▶ [SOURCE RECORDS]:
════════════════
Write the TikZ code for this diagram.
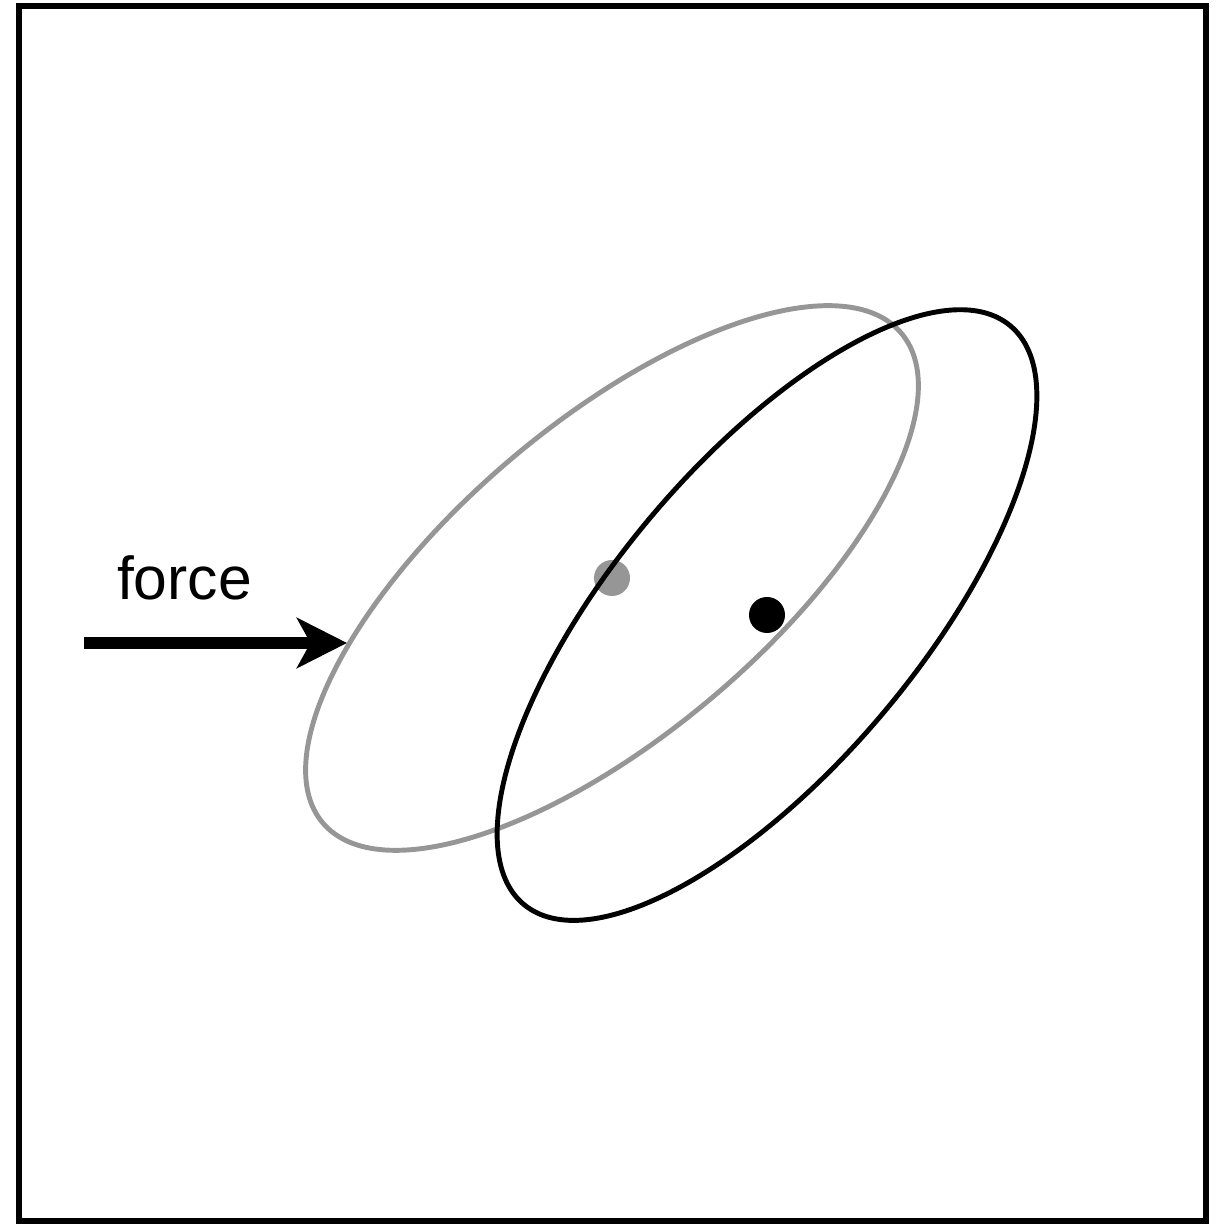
\documentclass[tikz,border=0pt]{standalone}
\usepackage{fontspec}
\setmainfont{Liberation Sans}
\usetikzlibrary{arrows.meta}
\definecolor{midgray}{RGB}{150,150,150}
\tikzset{
  frame/.style={draw=black, line width=3.4pt},
  oval/.style={line width=2.8pt},
  forcearrow/.style={line width=6.8pt, -{Stealth[length=1cm, width=1cm, inset=0.27cm]}},
  lbl/.style={font=\fontsize{34.5pt}{40pt}\selectfont, inner sep=0pt, anchor=base}
}
\begin{document}
\begin{tikzpicture}[x=0.02cm, y=0.02cm]
  \useasboundingbox (0,0) rectangle (1228,1227);
  \draw[frame] (19,6) rectangle (1206,1221);
  % gray ellipse (before)
  \coordinate (gc) at (612,649);
  \draw[oval, midgray, rotate around={40.25:(gc)}] (gc) ellipse [x radius=379, y radius=156];
  \fill[midgray] (gc) circle [radius=18];
  % black ellipse (after)
  \coordinate (bc) at (767,612);
  \draw[oval, black, rotate around={49.9:(bc)}] (bc) ellipse [x radius=378, y radius=152];
  \fill[black] (bc) circle [radius=18];
  % force arrow
  \coordinate (as) at (84,584);
  \coordinate (at) at (347,584);
  \draw[forcearrow] (as) -- (at);
  \node[lbl] (force) at (184.5,627) {force};
\end{tikzpicture}
\end{document}
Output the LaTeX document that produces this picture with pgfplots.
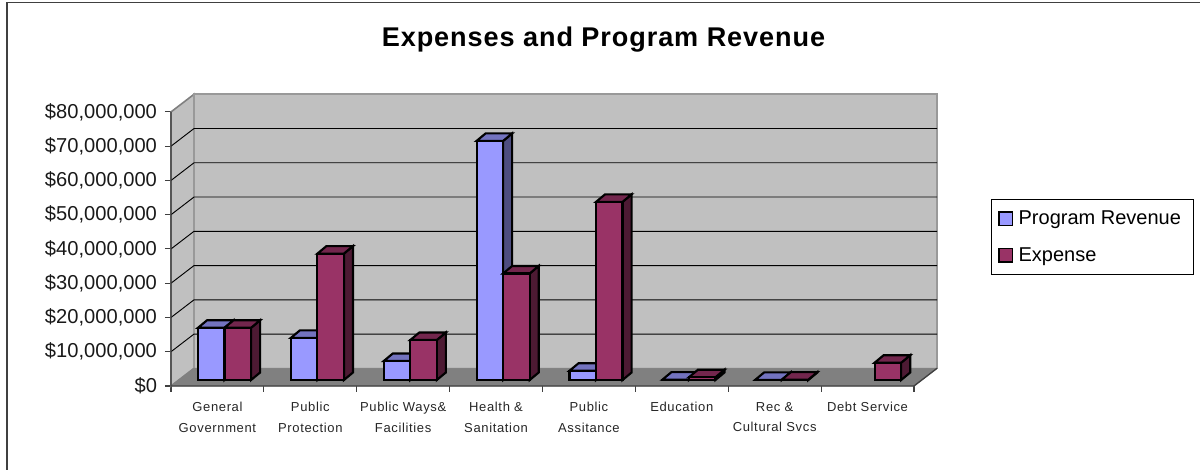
\documentclass[border=0pt]{standalone}
\usepackage{pgfplots}
\pgfplotsset{compat=1.18}
\usepackage{fontspec}
\setmainfont{Liberation Sans}
\newfontfamily\catfont[LetterSpace=5]{Liberation Sans}
\newfontfamily\titlefont[LetterSpace=3.4]{Liberation Sans}
\definecolor{revfront}{HTML}{9999FF}
\definecolor{revtop}{HTML}{7373BF}
\definecolor{revside}{HTML}{4D4D80}
\definecolor{expfront}{HTML}{993366}
\definecolor{exptop}{HTML}{73264D}
\definecolor{expside}{HTML}{4D1A33}
\definecolor{wall}{HTML}{C0C0C0}
\definecolor{floorgray}{HTML}{808080}
\definecolor{axisgray}{HTML}{404040}

% Oblique box: category index, slot (0 or 1), value in $ millions, three face colours.
% Depth of the chart floor is 0.248 categories to the right and 5.16 million upward.
\newcommand{\boxbar}[6]{%
  \pgfmathsetmacro\xa{#1+0.291+#2*0.2856}%
  \pgfmathsetmacro\xb{\xa+0.2856}%
  \pgfmathsetmacro\xc{\xa+0.097}%
  \pgfmathsetmacro\xd{\xb+0.097}%
  \pgfmathsetmacro\ya{1.75}%
  \pgfmathsetmacro\yb{1.75+#3}%
  \pgfmathsetmacro\yc{\ya+2.187}%
  \pgfmathsetmacro\yd{\yb+2.187}%
  \addplot[forget plot,fill=#6,draw=black,line width=1.6pt,line join=miter]
    coordinates {(\xb,\ya) (\xd,\yc) (\xd,\yd) (\xb,\yb)} --cycle;
  \addplot[forget plot,fill=#5,draw=black,line width=1.6pt,line join=miter]
    coordinates {(\xa,\yb) (\xb,\yb) (\xd,\yd) (\xc,\yd)} --cycle;
  \addplot[forget plot,fill=#4,draw=black,line width=1.6pt,line join=miter]
    coordinates {(\xa,\ya) (\xb,\ya) (\xb,\yb) (\xa,\yb)} --cycle;
}
\newcommand{\revbar}[2]{\boxbar{#1}{0}{#2}{revfront}{revtop}{revside}}
\newcommand{\expbar}[2]{\boxbar{#1}{1}{#2}{expfront}{exptop}{expside}}
\newcommand{\gridrow}[2]{%
  \addplot[forget plot,black,line width=0.7pt] coordinates {(0,#1) (0.248,#2) (8.248,#2)};
}

\begin{document}
\begin{tikzpicture}
  % page: 1200 x 470 px at 0.75 pt per px, the origin on the axis corner
  \useasboundingbox (-128.25pt,-63pt) rectangle (771.75pt,289.5pt);
  \draw[axisgray,line width=1.2pt] (-122.8pt,-63pt) -- (-122.8pt,287.7pt) -- (771.75pt,287.7pt);
  \begin{axis}[
    scale only axis,
    width=574.5pt,
    height=218.8pt,
    xmin=0, xmax=8.248,
    ymin=0, ymax=85.16,
    clip=false,
    axis line style={draw=none},
    xtick pos=bottom,
    ytick pos=left,
    tick align=outside,
    major tick length=4.5pt,
    tick style={axisgray,line width=0.8pt},
    ytick={0,10,20,30,40,50,60,70,80},
    yticklabels={{\$0},{\$10,000,000},{\$20,000,000},{\$30,000,000},{\$40,000,000},{\$50,000,000},{\$60,000,000},{\$70,000,000},{\$80,000,000}},
    yticklabel style={font=\fontsize{15.1}{18}\selectfont,color=black!90,xshift=-2.5pt},
    xtick={0,1,2,3,4,5,6,7,8},
    x tick label as interval,
    xticklabels={{General\\Government},{Public\\Protection},{Public Ways\&\\Facilities},{Health \&\\Sanitation},{Public\\Assitance},{Education},{Rec \&\\Cultural Svcs},{Debt Service}},
    xticklabel style={align=center,anchor=north,color=black!85,yshift=-4pt,
      font=\catfont\fontsize{9.75}{15.6}\selectfont},
    title={\titlefont\bfseries Expenses and Program Revenue},
    title style={at={(0.5646,1.135)},anchor=base,inner sep=0pt,
      font=\fontsize{20.3}{24}\selectfont},
    legend style={at={(1.0701,0.64)},anchor=north west,draw=black,line width=0.7pt,
      fill=white,font=\fontsize{15}{18}\selectfont,inner xsep=5.25pt,inner ysep=6.25pt,
      row sep=11.75pt,legend cell align=left},
  ]
    % chart walls and floor
    \addplot[forget plot,fill=wall,draw=floorgray,line width=1.2pt]
      coordinates {(0,0) (0.248,5.16) (0.248,85.16) (0,80)} --cycle;
    \addplot[forget plot,fill=wall,draw=floorgray!80,line width=1.2pt]
      coordinates {(0.248,5.16) (8.248,5.16) (8.248,85.16) (0.248,85.16)} --cycle;
    \addplot[forget plot,fill=floorgray,draw=floorgray,line width=0.6pt]
      coordinates {(0,0) (8,0) (8.248,5.16) (0.248,5.16)} --cycle;
    % gridlines across the side wall and the back wall
    \gridrow{10}{15.16}
    \gridrow{20}{25.16}
    \gridrow{30}{35.16}
    \gridrow{40}{45.16}
    \gridrow{50}{55.16}
    \gridrow{60}{65.16}
    \gridrow{70}{75.16}
    % front edges of the frame
    \addplot[forget plot,axisgray,line width=1pt] coordinates {(0,80) (0,0) (8,0) (8.248,5.16)};

    % values in millions of dollars
    \revbar{0}{15.25} \expbar{0}{15.25}
    \revbar{1}{12.3}  \expbar{1}{36.9}
    \revbar{2}{5.54}  \expbar{2}{11.67}
    \revbar{3}{69.8}  \expbar{3}{31.1}
    \revbar{4}{2.7}   \expbar{4}{52.0}
    \revbar{5}{0.1}   \expbar{5}{0.8}
    \revbar{6}{0.05}  \expbar{6}{0.1}
    \expbar{7}{5.05}

    \addlegendimage{legend image code/.code={\draw[fill=revfront,draw=black,line width=1.1pt] (0pt,-5pt) rectangle (10pt,5pt);}}
    \addlegendentry{\hspace*{2.25pt}Program Revenue\hspace*{2.3pt}}
    \addlegendimage{legend image code/.code={\draw[fill=expfront,draw=black,line width=1.1pt] (0pt,-5pt) rectangle (10pt,5pt);}}
    \addlegendentry{\hspace*{2.25pt}Expense}
  \end{axis}
\end{tikzpicture}
\end{document}
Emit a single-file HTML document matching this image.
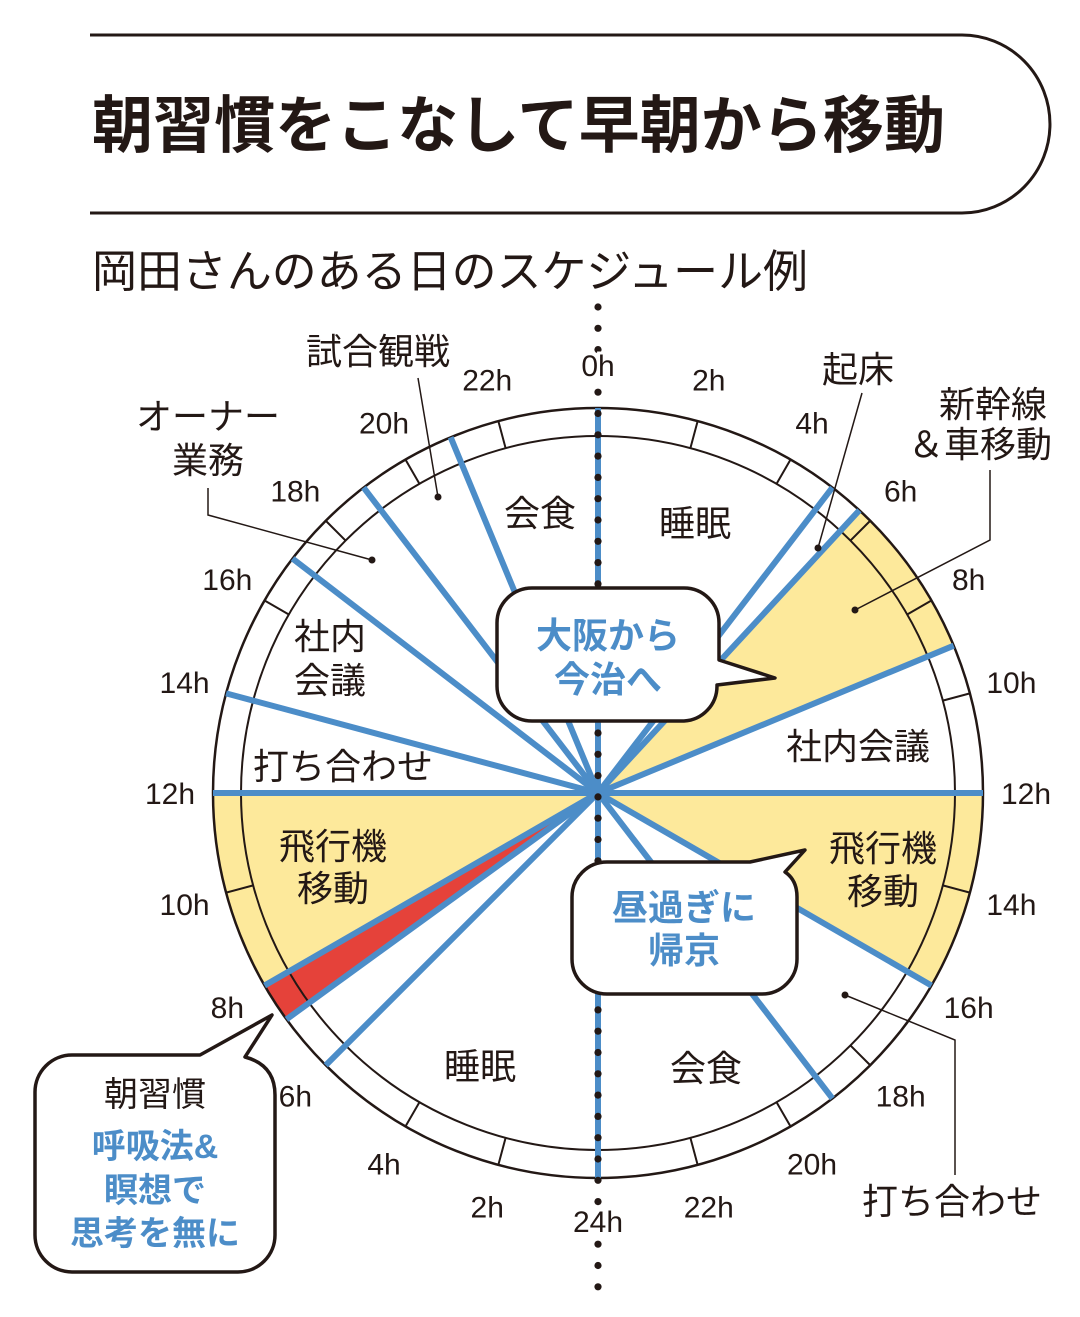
════════════════
▶ [JOB]:
Write out every record above exactly as it stands, but leave out the pictures.

▶ [FINISHED ANSWER]:
Write the TikZ code for this diagram.
\documentclass[tikz,border=0pt]{standalone}
\usepackage{fontspec}
\setmainfont{Liberation Sans}
\usetikzlibrary{arrows.meta}
\definecolor{midgray}{RGB}{150,150,150}
\tikzset{
  frame/.style={draw=black, line width=3.4pt},
  oval/.style={line width=2.8pt},
  forcearrow/.style={line width=6.8pt, -{Stealth[length=1cm, width=1cm, inset=0.27cm]}},
  lbl/.style={font=\fontsize{34.5pt}{40pt}\selectfont, inner sep=0pt, anchor=base}
}
\begin{document}
\begin{tikzpicture}[x=0.02cm, y=0.02cm]
  \useasboundingbox (0,0) rectangle (1228,1227);
  \draw[frame] (19,6) rectangle (1206,1221);
  % gray ellipse (before)
  \coordinate (gc) at (612,649);
  \draw[oval, midgray, rotate around={40.25:(gc)}] (gc) ellipse [x radius=379, y radius=156];
  \fill[midgray] (gc) circle [radius=18];
  % black ellipse (after)
  \coordinate (bc) at (767,612);
  \draw[oval, black, rotate around={49.9:(bc)}] (bc) ellipse [x radius=378, y radius=152];
  \fill[black] (bc) circle [radius=18];
  % force arrow
  \coordinate (as) at (84,584);
  \coordinate (at) at (347,584);
  \draw[forcearrow] (as) -- (at);
  \node[lbl] (force) at (184.5,627) {force};
\end{tikzpicture}
\end{document}
Output the LaTeX document that produces this picture with pgfplots.
\documentclass[border=0pt]{standalone}
\usepackage{pgfplots}
\pgfplotsset{compat=1.18}
\usepackage{fontspec}
\setmainfont{Liberation Sans}
\newfontfamily\catfont[LetterSpace=5]{Liberation Sans}
\newfontfamily\titlefont[LetterSpace=3.4]{Liberation Sans}
\definecolor{revfront}{HTML}{9999FF}
\definecolor{revtop}{HTML}{7373BF}
\definecolor{revside}{HTML}{4D4D80}
\definecolor{expfront}{HTML}{993366}
\definecolor{exptop}{HTML}{73264D}
\definecolor{expside}{HTML}{4D1A33}
\definecolor{wall}{HTML}{C0C0C0}
\definecolor{floorgray}{HTML}{808080}
\definecolor{axisgray}{HTML}{404040}

% Oblique box: category index, slot (0 or 1), value in $ millions, three face colours.
% Depth of the chart floor is 0.248 categories to the right and 5.16 million upward.
\newcommand{\boxbar}[6]{%
  \pgfmathsetmacro\xa{#1+0.291+#2*0.2856}%
  \pgfmathsetmacro\xb{\xa+0.2856}%
  \pgfmathsetmacro\xc{\xa+0.097}%
  \pgfmathsetmacro\xd{\xb+0.097}%
  \pgfmathsetmacro\ya{1.75}%
  \pgfmathsetmacro\yb{1.75+#3}%
  \pgfmathsetmacro\yc{\ya+2.187}%
  \pgfmathsetmacro\yd{\yb+2.187}%
  \addplot[forget plot,fill=#6,draw=black,line width=1.6pt,line join=miter]
    coordinates {(\xb,\ya) (\xd,\yc) (\xd,\yd) (\xb,\yb)} --cycle;
  \addplot[forget plot,fill=#5,draw=black,line width=1.6pt,line join=miter]
    coordinates {(\xa,\yb) (\xb,\yb) (\xd,\yd) (\xc,\yd)} --cycle;
  \addplot[forget plot,fill=#4,draw=black,line width=1.6pt,line join=miter]
    coordinates {(\xa,\ya) (\xb,\ya) (\xb,\yb) (\xa,\yb)} --cycle;
}
\newcommand{\revbar}[2]{\boxbar{#1}{0}{#2}{revfront}{revtop}{revside}}
\newcommand{\expbar}[2]{\boxbar{#1}{1}{#2}{expfront}{exptop}{expside}}
\newcommand{\gridrow}[2]{%
  \addplot[forget plot,black,line width=0.7pt] coordinates {(0,#1) (0.248,#2) (8.248,#2)};
}

\begin{document}
\begin{tikzpicture}
  % page: 1200 x 470 px at 0.75 pt per px, the origin on the axis corner
  \useasboundingbox (-128.25pt,-63pt) rectangle (771.75pt,289.5pt);
  \draw[axisgray,line width=1.2pt] (-122.8pt,-63pt) -- (-122.8pt,287.7pt) -- (771.75pt,287.7pt);
  \begin{axis}[
    scale only axis,
    width=574.5pt,
    height=218.8pt,
    xmin=0, xmax=8.248,
    ymin=0, ymax=85.16,
    clip=false,
    axis line style={draw=none},
    xtick pos=bottom,
    ytick pos=left,
    tick align=outside,
    major tick length=4.5pt,
    tick style={axisgray,line width=0.8pt},
    ytick={0,10,20,30,40,50,60,70,80},
    yticklabels={{\$0},{\$10,000,000},{\$20,000,000},{\$30,000,000},{\$40,000,000},{\$50,000,000},{\$60,000,000},{\$70,000,000},{\$80,000,000}},
    yticklabel style={font=\fontsize{15.1}{18}\selectfont,color=black!90,xshift=-2.5pt},
    xtick={0,1,2,3,4,5,6,7,8},
    x tick label as interval,
    xticklabels={{General\\Government},{Public\\Protection},{Public Ways\&\\Facilities},{Health \&\\Sanitation},{Public\\Assitance},{Education},{Rec \&\\Cultural Svcs},{Debt Service}},
    xticklabel style={align=center,anchor=north,color=black!85,yshift=-4pt,
      font=\catfont\fontsize{9.75}{15.6}\selectfont},
    title={\titlefont\bfseries Expenses and Program Revenue},
    title style={at={(0.5646,1.135)},anchor=base,inner sep=0pt,
      font=\fontsize{20.3}{24}\selectfont},
    legend style={at={(1.0701,0.64)},anchor=north west,draw=black,line width=0.7pt,
      fill=white,font=\fontsize{15}{18}\selectfont,inner xsep=5.25pt,inner ysep=6.25pt,
      row sep=11.75pt,legend cell align=left},
  ]
    % chart walls and floor
    \addplot[forget plot,fill=wall,draw=floorgray,line width=1.2pt]
      coordinates {(0,0) (0.248,5.16) (0.248,85.16) (0,80)} --cycle;
    \addplot[forget plot,fill=wall,draw=floorgray!80,line width=1.2pt]
      coordinates {(0.248,5.16) (8.248,5.16) (8.248,85.16) (0.248,85.16)} --cycle;
    \addplot[forget plot,fill=floorgray,draw=floorgray,line width=0.6pt]
      coordinates {(0,0) (8,0) (8.248,5.16) (0.248,5.16)} --cycle;
    % gridlines across the side wall and the back wall
    \gridrow{10}{15.16}
    \gridrow{20}{25.16}
    \gridrow{30}{35.16}
    \gridrow{40}{45.16}
    \gridrow{50}{55.16}
    \gridrow{60}{65.16}
    \gridrow{70}{75.16}
    % front edges of the frame
    \addplot[forget plot,axisgray,line width=1pt] coordinates {(0,80) (0,0) (8,0) (8.248,5.16)};

    % values in millions of dollars
    \revbar{0}{15.25} \expbar{0}{15.25}
    \revbar{1}{12.3}  \expbar{1}{36.9}
    \revbar{2}{5.54}  \expbar{2}{11.67}
    \revbar{3}{69.8}  \expbar{3}{31.1}
    \revbar{4}{2.7}   \expbar{4}{52.0}
    \revbar{5}{0.1}   \expbar{5}{0.8}
    \revbar{6}{0.05}  \expbar{6}{0.1}
    \expbar{7}{5.05}

    \addlegendimage{legend image code/.code={\draw[fill=revfront,draw=black,line width=1.1pt] (0pt,-5pt) rectangle (10pt,5pt);}}
    \addlegendentry{\hspace*{2.25pt}Program Revenue\hspace*{2.3pt}}
    \addlegendimage{legend image code/.code={\draw[fill=expfront,draw=black,line width=1.1pt] (0pt,-5pt) rectangle (10pt,5pt);}}
    \addlegendentry{\hspace*{2.25pt}Expense}
  \end{axis}
\end{tikzpicture}
\end{document}
Emit a single-file HTML document matching this image.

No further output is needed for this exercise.